Coleman Township has an impressive range of historically and culturally unique characteristics. The forest expanse offers a myriad of photographic opportunities to capture the changing of the leaves. You can ski the trails at the Nordic Ski Club in the winter and mountain bike them in summer, and in the spring ATV riders can be seen stirring up the muddy trails that run through the township. And with a summer time full of peaceful swimming, canoeing, fishing and boating, Coleman is an all-seasons destination.

Latchford is the gateway to Ontario’s Wilderness Region and a great place to reside or to start your vacation. In addition to being the Hiking Trailhead of the North, and having a magnifient beach, great recreation facilities and waterfront camping facilities at Bay Lake Campground, Latchford is also the home of W.J.B. Greenwood Provincial Park. Latchford boasts a rich history which comes to life in many tourist attractions such as the House of Memories Museum and the Ontario Logger’s Hall of Fame. Latchford is also home to the World’s Shortest Covered bridge and the Latchford Dam, one of the areas’ most scenic man-made spots beside the Sgt. Aubrey Cosens VC Memorial Bridge.

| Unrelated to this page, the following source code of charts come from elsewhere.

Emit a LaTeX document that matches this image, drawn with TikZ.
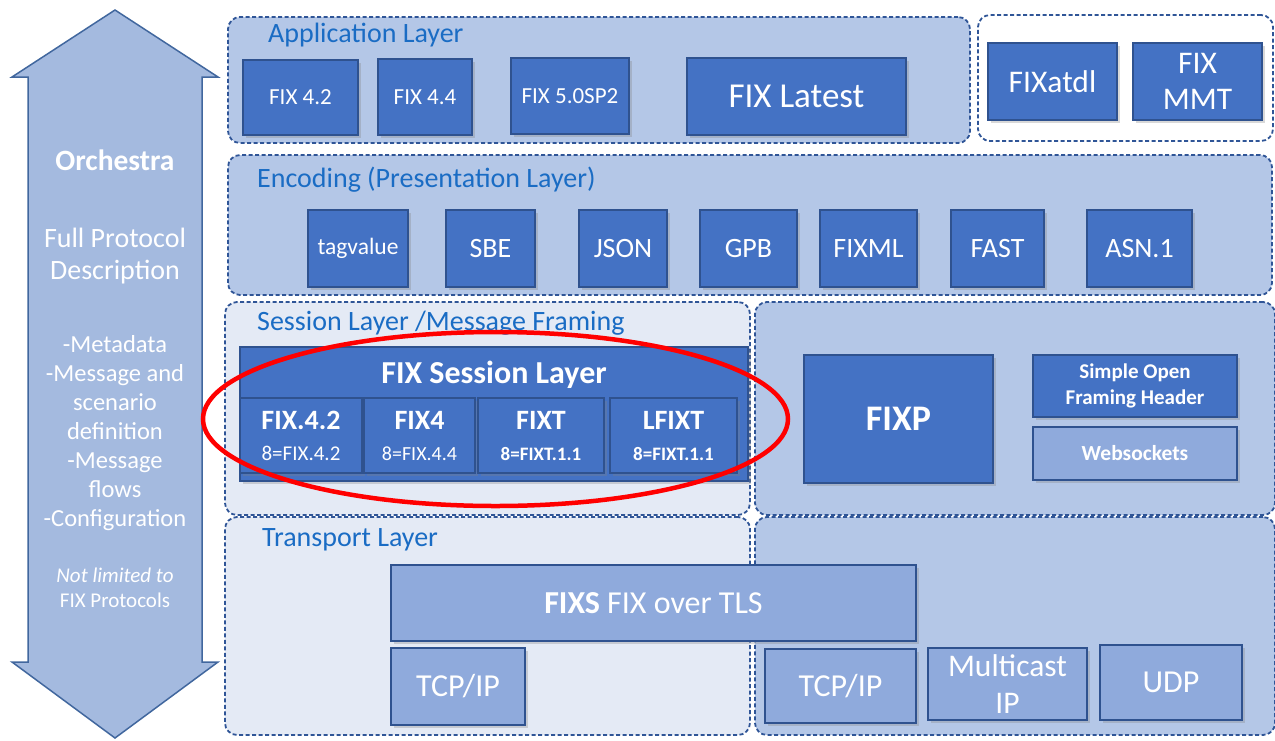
\documentclass[tikz,border=0pt]{standalone}
\usepackage{fontspec}
\setmainfont{Carlito}
\usetikzlibrary{shadows}
\usetikzlibrary{positioning}

\definecolor{boxblue}{HTML}{4472C4}
\definecolor{boxedge}{HTML}{2F528F}
\definecolor{lightbox}{HTML}{8FAADC}
\definecolor{layerfill}{HTML}{B4C7E7}
\definecolor{palefill}{HTML}{E4EAF5}
\definecolor{dashblue}{HTML}{2F5597}
\definecolor{labelblue}{HTML}{1A6CC4}
\definecolor{arrowfill}{HTML}{A4BADF}
\definecolor{arrowedge}{HTML}{41679E}

\tikzset{
	fs/.style 2 args={font=\fontsize{#1}{#2}\selectfont},
	layer/.style={draw=dashblue,dash pattern=on 4pt off 2.5pt,line width=1.8pt,rounded corners=12pt,fill=layerfill,inner sep=0pt},
	palelayer/.style={layer,fill=palefill},
	layerlabel/.style={anchor=west,text=labelblue,fs={28}{32},inner sep=0pt},
	fixbox/.style={draw=boxedge,line width=1.2pt,fill=boxblue,text=white,align=center,inner sep=0pt,
		drop shadow={shadow xshift=2.5pt,shadow yshift=-2.5pt,opacity=0.3}},
	litebox/.style={fixbox,fill=lightbox},
	orchtext/.style={text=white,align=center,inner sep=0pt}
}

\begin{document}
\begin{tikzpicture}[x=1pt,y=-1pt]
	\useasboundingbox (0,0) rectangle (1275,740);
	% orchestra arrow
	\draw[fill=arrowfill,draw=arrowedge,line width=1.5pt,line join=miter]
		(115,10) -- (218,77) -- (202,77) -- (202,662) -- (218,662) -- (115,738)
		-- (12,662) -- (28,662) -- (28,77) -- (12,77) -- cycle;
	\draw (115,160) node (orch) [orchtext,fs={29.5}{34}] {\textbf{Orchestra}};
	\draw (115,256) node (fulldesc) [orchtext,fs={28}{32}] {Full Protocol\\Description};
	\draw (115,433) node (details) [orchtext,fs={24.5}{29}] {-Metadata\\-Message and\\scenario\\definition\\-Message\\flows\\-Configuration};
	\draw (115,588) node (notfix) [orchtext,fs={21}{25}] {\itshape Not limited to\\FIX Protocols};

	% layer backgrounds
	\draw (599,80) node (applayer) [layer,minimum width=742pt,minimum height=126pt] {};
	\draw (1125.5,78) node (toolbox) [layer,fill=white,minimum width=295pt,minimum height=126pt] {};
	\draw (750,225) node (enclayer) [layer,minimum width=1044pt,minimum height=140pt] {};
	\draw (1015,408.5) node (fixpzone) [layer,minimum width=520pt,minimum height=213pt] {};
	\draw (1015,626) node (netzone) [layer,minimum width=520pt,minimum height=218pt] {};
	\draw (487.5,408.5) node (sesslayer) [palelayer,minimum width=525pt,minimum height=213pt] {};
	\draw (487.5,626) node (translayer) [palelayer,minimum width=525pt,minimum height=218pt] {};

	\node (applabel) [layerlabel] at (268,35) {Application Layer};
	\node (enclabel) [layerlabel] at (257,180) {Encoding (Presentation Layer)};
	\node (sesslabel) [layerlabel] at (257,323) {Session Layer /Message Framing};
	\node (translabel) [layerlabel] at (262,540) {Transport Layer};

	% application layer
	\draw (300.5,97.5) node (fix42) [fixbox,fs={23}{26},minimum width=115pt,minimum height=75pt] {FIX 4.2};
	\draw (425,97) node (fix44) [fixbox,fs={23}{26},minimum width=94pt,minimum height=76pt] {FIX 4.4};
	\draw (570,96) node (fix50) [fixbox,fs={23}{26},minimum width=118pt,minimum height=76pt] {FIX 5.0SP2};
	\draw (796.5,96.5) node (fixlatest) [fixbox,fs={35}{40},minimum width=219pt,minimum height=77pt] {FIX Latest};
	\draw (1052.5,81.5) node (fixatdl) [fixbox,fs={31.5}{36},minimum width=129pt,minimum height=77pt] {FIXatdl};
	\draw (1197.5,81.5) node (fixmmt) [fixbox,fs={31.5}{36},minimum width=129pt,minimum height=77pt] {FIX\\MMT};

	% encodings
	\draw (358,248.5) node (tagvalue) [fixbox,fs={23.5}{27},minimum width=100pt,minimum height=77pt] {tagvalue};
	\draw (490.5,248.5) node (sbe) [fixbox,fs={28}{32},minimum width=89pt,minimum height=77pt] {SBE};
	\draw (623,248.5) node (json) [fixbox,fs={28}{32},minimum width=88pt,minimum height=77pt] {JSON};
	\draw (748.5,248.5) node (gpb) [fixbox,fs={28}{32},minimum width=97pt,minimum height=77pt] {GPB};
	\draw (868.5,248.5) node (fixml) [fixbox,fs={28}{32},minimum width=97pt,minimum height=77pt] {FIXML};
	\draw (997.5,248.5) node (fast) [fixbox,fs={28}{32},minimum width=93pt,minimum height=77pt] {FAST};
	\draw (1139.5,248.5) node (asn) [fixbox,fs={28}{32},minimum width=105pt,minimum height=77pt] {ASN.1};

	% session layer
	\draw (494,414) node (fixsession) [fixbox,minimum width=508pt,minimum height=134pt] {};
	\draw (494,375) node (sesstitle) [text=white,fs={32}{36},inner sep=0pt] {\textbf{FIX Session Layer}};
	\draw (301,435.5) node (sfix42) [fixbox,fs={28}{31},minimum width=122pt,minimum height=75pt] {\textbf{FIX.4.2}\\{\fontsize{21}{24}\selectfont 8=FIX.4.2}};
	\draw (419.5,435.5) node (sfix4) [fixbox,fs={28}{31},minimum width=111pt,minimum height=75pt] {\textbf{FIX4}\\{\fontsize{20}{24}\selectfont 8=FIX.4.4}};
	\draw (541,435.5) node (sfixt) [fixbox,fs={28}{31},minimum width=126pt,minimum height=75pt] {\textbf{FIXT}\\{\fontsize{19}{24}\selectfont\bfseries 8=FIXT.1.1}};
	\draw (673.5,435.5) node (slfixt) [fixbox,fs={28}{31},minimum width=127pt,minimum height=75pt] {\textbf{LFIXT}\\{\fontsize{19}{24}\selectfont\bfseries 8=FIXT.1.1}};
	\draw[red,line width=4.5pt] (495.5,419) ellipse [x radius=292.5,y radius=87];

	\draw (898.5,419) node (fixp) [fixbox,fs={36}{40},minimum width=189pt,minimum height=128pt] {\textbf{FIXP}};
	\draw (1135,386) node (sofh) [fixbox,fs={21}{26},minimum width=204pt,minimum height=62pt] {\textbf{Simple Open}\\\textbf{Framing Header}};
	\draw (1135,453.5) node (websock) [litebox,fs={21.5}{25},minimum width=204pt,minimum height=53pt] {\textbf{Websockets}};

	% transport layer
	\draw (653.5,603) node (fixs) [litebox,fs={32}{36},minimum width=525pt,minimum height=76pt] {\textbf{FIXS} FIX over TLS};
	\draw (458,686.5) node (tcpleft) [litebox,fs={32}{36},minimum width=134pt,minimum height=77pt] {TCP/IP};
	\draw (840.5,686) node (tcpright) [litebox,fs={32}{36},minimum width=151pt,minimum height=74pt] {TCP/IP};
	\draw (1007.5,684) node (mcast) [litebox,fs={31.5}{37},minimum width=159pt,minimum height=72pt] {Multicast\\IP};
	\draw (1171,682.5) node (udp) [litebox,fs={32}{36},minimum width=142pt,minimum height=75pt] {UDP};
\end{tikzpicture}
\end{document}
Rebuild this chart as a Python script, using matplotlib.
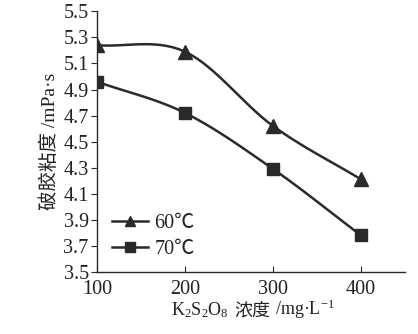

The Township of James or Elk Lake is situated at the point where the Bear Creek (Makobe River) flows into the Montreal River, offering beautiful scenery at all times of the year. The total population in the fall of 2006 was 463 people. Elk Lake boasts a significant number of tourist camps and lodges offering excellent packages for the outdoor sports and nature enthusiast including the popular Elk Lake Urban Classic Golf Tournament. Amidst town, the “great outdoors” beckons residents and visitors alike. Recreational opportunities are limitless. Hiking, skiing, boating, swimming, fishing, hunting and snowmobiling are activities available in abundance. Elk Lake’s economy is driven by a sustainable forest industry. At one time the town’s survival was threatened by unsustainable harvest levels and a land base that was shrinking because of the addition of protected areas. Elk Lake has since embraced the concepts of sustainable forest management; residents have created a bright future for the town and surrounding areas. Elk Lake has become a preeminent example of a working community forest.